On February 9, 2009, the Company issued a press release disclosing its preliminary unaudited results for its first quarter ended December 31, 2008.  The Company reported a consolidated net loss of $53.4 million, or $0.69 loss per share for the quarter ended December 31, 2008.  For the quarter ended December 31, 2007, the Company reported a consolidated net loss of $14.4 million, or $0.28 loss per share.
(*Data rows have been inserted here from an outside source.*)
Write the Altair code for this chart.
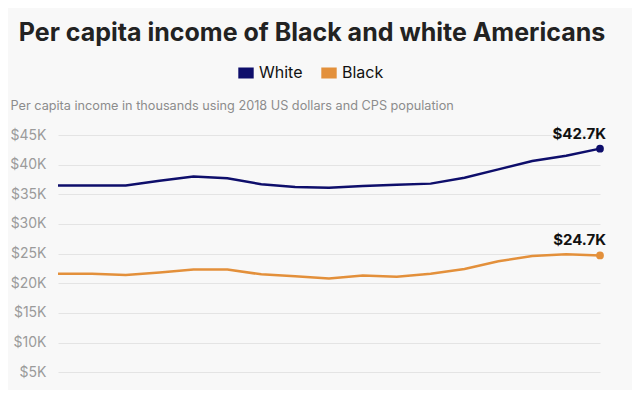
import altair as alt
import pandas as pd

years = list(range(2002, 2019))
white = [36500, 36500, 36500, 37300, 38000, 37700, 36700, 36250, 36100,
         36400, 36600, 36800, 37800, 39200, 40600, 41500, 42700]
black = [21600, 21600, 21400, 21800, 22300, 22300, 21500, 21200, 20800,
         21300, 21100, 21600, 22400, 23700, 24600, 24900, 24700]
groups = ["White", "Black"]
colors = ["#0e0e6b", "#e3903b"]
y_ticks = [5000, 10000, 15000, 20000, 25000, 30000, 35000, 40000, 45000]

rows = []
for g, vals in zip(groups, [white, black]):
    for yr, v in zip(years, vals):
        rows.append({"year": yr, "group": g, "value": v,
                     "label": f"${v/1000:.1f}K"})
df = pd.DataFrame(rows)
last = df[df["year"] == years[-1]]

FONT = "Inter"

x = alt.X("year:Q", axis=None,
          scale=alt.Scale(domain=[years[0], years[-1]], nice=False, zero=False))
y = alt.Y("value:Q",
          scale=alt.Scale(domain=[2000, 45000], nice=False, zero=False),
          axis=alt.Axis(values=y_ticks,
                        labelExpr="'$' + datum.value/1000 + 'K'",
                        title="Per capita income in thousands using 2018 US dollars and CPS population",
                        titleAngle=0, titleX=-48, titleY=-30, titleAlign="left",
                        titleBaseline="middle", titleFont=FONT, titleFontSize=12.7,
                        titleFontWeight="normal", titleColor="#8c8c8c",
                        labelFont=FONT, labelFontSize=14, labelColor="#9b9b9b",
                        labelPadding=12, domain=False, ticks=False,
                        grid=True, gridColor="#e4e4e4", gridWidth=1))
color = alt.Color("group:N",
                  scale=alt.Scale(domain=groups, range=colors),
                  legend=alt.Legend(title=None, orient="none", direction="horizontal",
                                    legendX=180, legendY=-70,
                                    symbolType="M-1.4,-1H1.4V1H-1.4Z", symbolSize=121,
                                    symbolStrokeWidth=0, symbolOpacity=1,
                                    labelFont=FONT, labelFontSize=16, labelColor="#111",
                                    columnPadding=18, labelOffset=5))

lines = alt.Chart(df).mark_line(strokeWidth=2.5).encode(x=x, y=y, color=color)
points = alt.Chart(last).mark_circle(size=60, opacity=1).encode(
    x=x, y=y, color=alt.Color("group:N", scale=alt.Scale(domain=groups, range=colors), legend=None))
labels = alt.Chart(last).mark_text(align="right", baseline="bottom", dx=6, dy=-7,
                                   font=FONT, fontSize=15, fontWeight="bold",
                                   color="#111").encode(x=x, y=y, text="label:N")

chart = alt.layer(lines, points, labels).properties(
    width=542, height=255,
    autosize=alt.AutoSizeParams(type="none"),
    padding={"left": 50, "top": 127, "right": 32, "bottom": 0},
    background="#f8f8f8",
    title=alt.Title("Per capita income of Black and white Americans",
                    font=FONT, fontSize=25, fontWeight="bold", color="#222",
                    anchor="middle", dx=-17, offset=19, frame="group"),
).configure_view(stroke=None)

chart.save("out.html", embed_options={"renderer": "svg", "actions": False})
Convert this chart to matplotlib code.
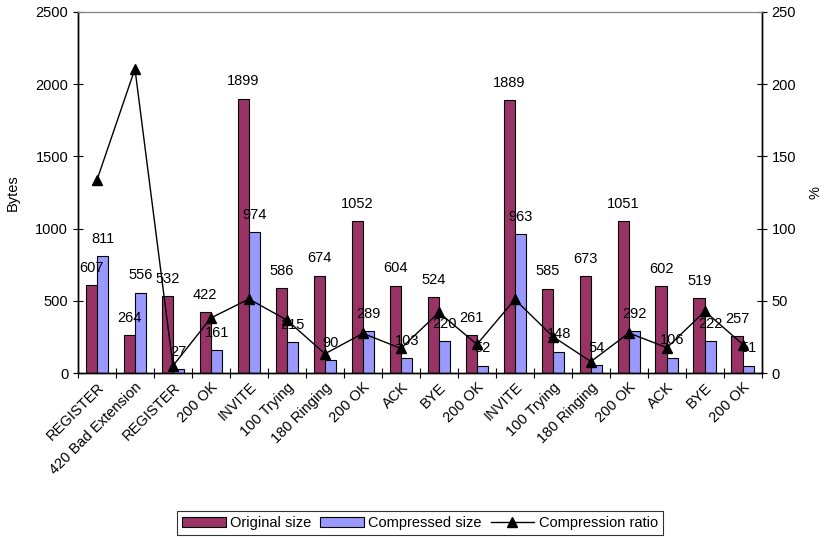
import matplotlib.pyplot as plt
import numpy as np

plt.rcParams['font.family'] = ['Liberation Sans', 'DejaVu Sans']

messages = ["REGISTER", "420 Bad Extension", "REGISTER", "200 OK", "INVITE",
            "100 Trying", "180 Ringing", "200 OK", "ACK", "BYE", "200 OK",
            "INVITE", "100 Trying", "180 Ringing", "200 OK", "ACK", "BYE", "200 OK"]
original = [607, 264, 532, 422, 1899, 586, 674, 1052, 604, 524, 261,
            1889, 585, 673, 1051, 602, 519, 257]
compressed = [811, 556, 27, 161, 974, 215, 90, 289, 103, 220, 52,
              963, 148, 54, 292, 106, 222, 51]
ratio = [133.6, 210.6, 5.1, 38.2, 51.3, 36.7, 13.4, 27.5, 17.1, 42.0, 19.9,
         51.0, 25.3, 8.0, 27.8, 17.6, 42.8, 19.8]

x = np.arange(len(messages))
w = 0.3

fig = plt.figure(figsize=(8.25, 5.4), dpi=100)
ax = fig.add_axes([0.0945, 0.309, 0.829, 0.669])
ax2 = ax.twinx()

b1 = ax.bar(x - w / 2, original, w, color="#993366", edgecolor="black", linewidth=0.8,
            label="Original size", zorder=2)
b2 = ax.bar(x + w / 2, compressed, w, color="#9999FF", edgecolor="black", linewidth=0.8,
            label="Compressed size", zorder=2)

for bars, vals in ((b1, original), (b2, compressed)):
    for r, v in zip(bars, vals):
        ax.annotate(str(v), (r.get_x() + r.get_width() / 2, v), xytext=(0, 12.5),
                    textcoords="offset points", ha="center", va="center", fontsize=10.5,
                    zorder=5)

ln, = ax2.plot(x, ratio, color="black", linewidth=1, marker="^", markersize=7,
               label="Compression ratio", zorder=4)

ax.set_xlim(-0.5, len(messages) - 0.5)
ax.set_ylim(0, 2500)
ax.set_yticks(range(0, 2501, 500))
ax2.set_ylim(0, 250)
ax2.set_yticks(range(0, 251, 50))

ax.set_xticks(x)
ax.set_xticklabels(messages, rotation=45, ha="right", rotation_mode="anchor", fontsize=10.5)
ax.set_xticks(np.arange(-0.5, len(messages)), minor=True)
ax.tick_params(axis="x", which="major", length=0, pad=5)
ax.tick_params(axis="x", which="minor", direction="inout", length=7, width=0.8)
ax.tick_params(axis="y", direction="inout", length=7, width=0.8, labelsize=10.5)
ax2.tick_params(axis="y", direction="inout", length=7, width=0.8, labelsize=10.5)

ax.set_ylabel("Bytes", fontsize=10.5, labelpad=11)
ax2.set_ylabel("%", fontsize=10.5, labelpad=9)

for a in (ax, ax2):
    a.spines["top"].set_color("#808080")
    a.spines["left"].set_linewidth(1)
    a.spines["right"].set_linewidth(1)
    a.spines["bottom"].set_linewidth(1)

leg = fig.legend([b1, b2, ln], ["Original size", "Compressed size", "Compression ratio"],
                 loc="center", bbox_to_anchor=(0.509, 0.031), ncol=3, fontsize=10.5,
                 frameon=True, fancybox=False, edgecolor="black", handlelength=3,
                 handletextpad=0.3, columnspacing=0.6, borderpad=0.35)
leg.get_frame().set_linewidth(0.8)

fig.savefig("out.png", dpi=100)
As required by Statement of Financial Accounting Standard No. 142, Goodwill and Other Intangible Assets, the Company evaluated its goodwill for impairment as of December 31, 2008.   As a result of the unfavorable macroeconomic environment and a significant reduction in the Company’s market capitalization during the period, we determined that the goodwill related to our Fiber Optics segment was impaired resulting in a $31.8 million non-cash impairment charge.  The Company also recorded a non-cash impairment charge totaling $1.9 million related to in-process research & development (IPR&D) acquired through the Company’s February 2008 acquisition of the telecom-related assets of Intel Corporation.  As part of cost cutting initiatives intended to generate cash, management discontinued certain R&D projects, two of which were associated with the Company’s capitalized IPR&D.  As of December 31, 2008, the Company’s balance sheet no longer reflects any goodwill associated with its Fiber Optics segment or any capitalized IPR&D.
This notification of late filing on Form 12b-25 contains forward-looking statements regarding the Company’s expectations concerning the filing of its Quarterly Report on Form 10-Q for its quarter ended December 31, 2008.  These forward-looking statements are based on the Company’s current expectations and are subject to risks and uncertainties that could cause actual results to differ materially from those expressed in the forward-looking statements.  Readers are cautioned not to place undue reliance on these forward-looking statements, which speak only as of the date hereof, and the Company undertakes no obligation to update these forward-looking statements to reflect subsequent events or circumstances.


EMCORE Corporation
(Name of Registrant as Specified in Charter)
has caused this notification to be signed on its behalf by the undersigned hereunto duly authorized.
Date: February 10, 2009
By:       /s/John M. Markovich
Name:  John M. Markovich
Title:    Chief Financial Officer

INSTRUCTION: The form may be signed by an executive officer of the registrant or by any other duly authorized representative. The name and title of the person signing the form shall be typed or printed beneath the signature. If the statement is signed on behalf of the registrant by an authorized representative (other than an executive officer), evidence of the representative's authority to sign on behalf of the registrant shall be filed with the form.

Intentional misstatements or omissions of fact constitute Federal Criminal Violations (See 18 U.S.C. 1001).